Task requirements:
Only the lines from the start of the data below through the line that contains "const yTicks = [0,2,4,6,8,10];" are to be copied, exactly and without pictures.

Provided material:

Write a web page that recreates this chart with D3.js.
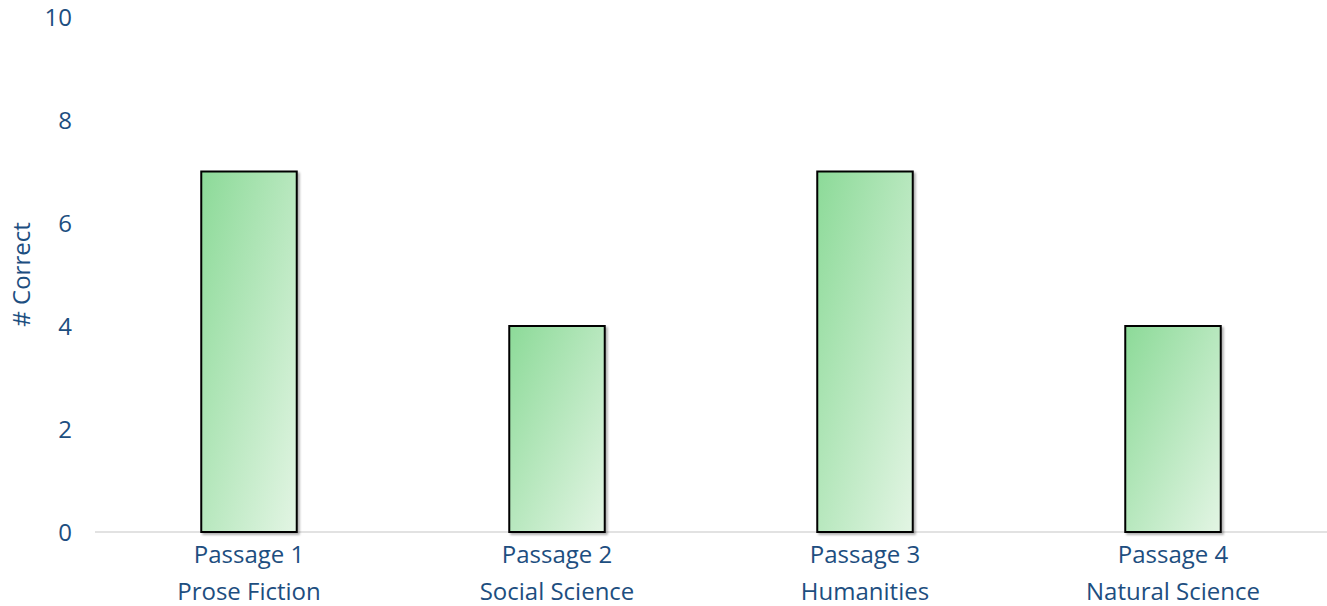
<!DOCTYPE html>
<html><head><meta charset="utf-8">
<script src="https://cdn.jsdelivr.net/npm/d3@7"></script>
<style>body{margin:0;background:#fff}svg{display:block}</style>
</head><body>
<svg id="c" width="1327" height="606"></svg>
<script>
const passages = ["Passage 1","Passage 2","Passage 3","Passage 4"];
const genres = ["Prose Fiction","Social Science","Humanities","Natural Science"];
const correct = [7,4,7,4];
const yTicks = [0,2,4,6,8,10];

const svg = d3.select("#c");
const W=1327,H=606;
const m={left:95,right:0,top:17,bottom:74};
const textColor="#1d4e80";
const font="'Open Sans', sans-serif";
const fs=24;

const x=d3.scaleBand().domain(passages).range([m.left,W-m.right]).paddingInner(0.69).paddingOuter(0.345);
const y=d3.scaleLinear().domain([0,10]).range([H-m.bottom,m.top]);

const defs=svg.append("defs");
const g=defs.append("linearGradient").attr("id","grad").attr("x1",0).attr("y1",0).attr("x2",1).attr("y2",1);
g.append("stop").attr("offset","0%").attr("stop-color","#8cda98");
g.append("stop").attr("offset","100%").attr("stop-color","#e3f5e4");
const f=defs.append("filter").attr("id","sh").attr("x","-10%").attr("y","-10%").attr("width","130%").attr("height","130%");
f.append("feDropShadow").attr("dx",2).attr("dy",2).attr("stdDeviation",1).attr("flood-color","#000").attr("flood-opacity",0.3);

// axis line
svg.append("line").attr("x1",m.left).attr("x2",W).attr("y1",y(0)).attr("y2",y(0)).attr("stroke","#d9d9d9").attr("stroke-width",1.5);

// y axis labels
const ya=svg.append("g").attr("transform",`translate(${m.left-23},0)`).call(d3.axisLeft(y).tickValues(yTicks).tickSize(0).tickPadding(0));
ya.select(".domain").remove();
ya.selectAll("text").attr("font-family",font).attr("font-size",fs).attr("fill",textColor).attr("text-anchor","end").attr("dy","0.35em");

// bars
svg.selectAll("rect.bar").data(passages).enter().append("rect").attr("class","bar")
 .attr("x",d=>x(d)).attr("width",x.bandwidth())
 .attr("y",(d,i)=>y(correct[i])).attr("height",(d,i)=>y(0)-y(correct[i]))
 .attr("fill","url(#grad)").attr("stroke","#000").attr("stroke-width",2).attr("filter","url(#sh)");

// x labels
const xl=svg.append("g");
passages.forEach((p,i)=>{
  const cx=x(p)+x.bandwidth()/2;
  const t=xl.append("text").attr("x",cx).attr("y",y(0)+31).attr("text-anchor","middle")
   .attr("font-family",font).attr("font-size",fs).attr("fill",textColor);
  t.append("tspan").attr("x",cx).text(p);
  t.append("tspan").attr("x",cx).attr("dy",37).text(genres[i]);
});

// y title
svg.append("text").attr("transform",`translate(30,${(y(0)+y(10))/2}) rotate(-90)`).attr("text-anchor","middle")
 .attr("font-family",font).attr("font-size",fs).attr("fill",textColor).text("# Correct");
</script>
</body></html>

Answer to this task:
Write a web page that recreates this chart with D3.js.
<!DOCTYPE html>
<html><head><meta charset="utf-8">
<script src="https://cdn.jsdelivr.net/npm/d3@7"></script>
<style>body{margin:0;background:#fff}svg{display:block}</style>
</head><body>
<svg id="c" width="1327" height="606"></svg>
<script>
const passages = ["Passage 1","Passage 2","Passage 3","Passage 4"];
const genres = ["Prose Fiction","Social Science","Humanities","Natural Science"];
const correct = [7,4,7,4];
const yTicks = [0,2,4,6,8,10];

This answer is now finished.